東日本大震災と東京電力福島第1原発事故の影響で、直接的な被害がなかった九州の観光地でも宿泊やクルーズ船寄港のキャンセルが相次ぎ、特に外国人旅客が激減していることが23日、分かった。九州各県は東アジアからの観光客誘致に力を入れていただけに、大きな打撃となりそうだ。
九州運輸局によると、福岡市と熊本県阿蘇市、大分県別府市の計4ホテルで21日までに、約1500人あった外国人予約客のうち98%が宿泊を取り消した。大半が韓国と台湾からの旅客。運輸局の担当者は「過剰反応だが、原発が落ち着かないと観光キャンペーンもできない」と頭を抱える。

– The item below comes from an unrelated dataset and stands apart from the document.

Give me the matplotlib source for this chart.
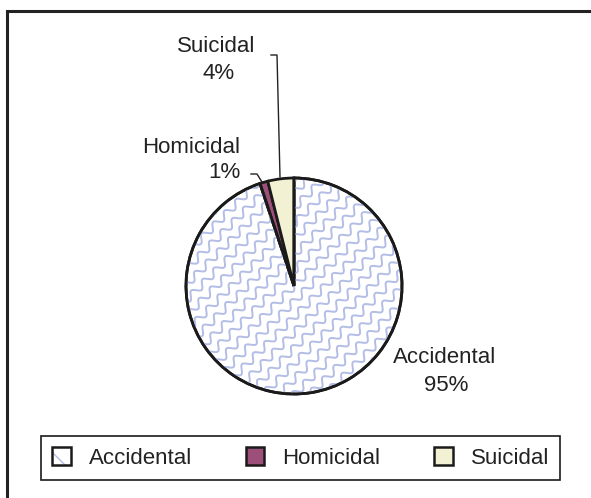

昨年、61隻のクルーズ船が寄港し、約29億円の経済効果があったとされる福岡市の博多港では23日、中国・上海発の大型クルーズ船の寄港がキャンセル。中国当局が原発事故を理由に日本への寄港自粛を求め、既に4月まで計6隻の寄港中止が決定した。1隻当たり4400万円の経済効果を福岡市にもたらすと期待していた同市の担当者は「福岡は安全だという情報を、発信し続けるしかない」と肩を落とす。
韓国からの観光客減も目立つ。大韓航空は22日の大分―ソウルの1往復を欠航させ、28日の長崎―ソウルの1往復も乗客の減少のため欠航が決定。釜山と長崎・対馬を結ぶ大亜高速海運(韓国)の高速船も3月28日から9月末まで運休する。
長崎港(長崎市)でも、地震発生翌日の12日に3千人近くを乗せ入港予定だった世界最大級の英国の豪華客船「クイーン・メリー2」が寄港を中止。その後、5月までの豪華客船の寄港計8件が「地震の影響」を理由に全て取り消された。長崎県の担当者は「海外からみれば日本は小さな島国なので、九州が被災していないことは分かりにくいのだろう」と話す。
同県佐世保市のリゾート施設ハウステンボスも海外宿泊客の大半が取り消し。沢田秀雄社長は「このところ前年同月比約2割増の宿泊実績があったが、今後は4割近くの減少になりそうだ」と、不安を口にした。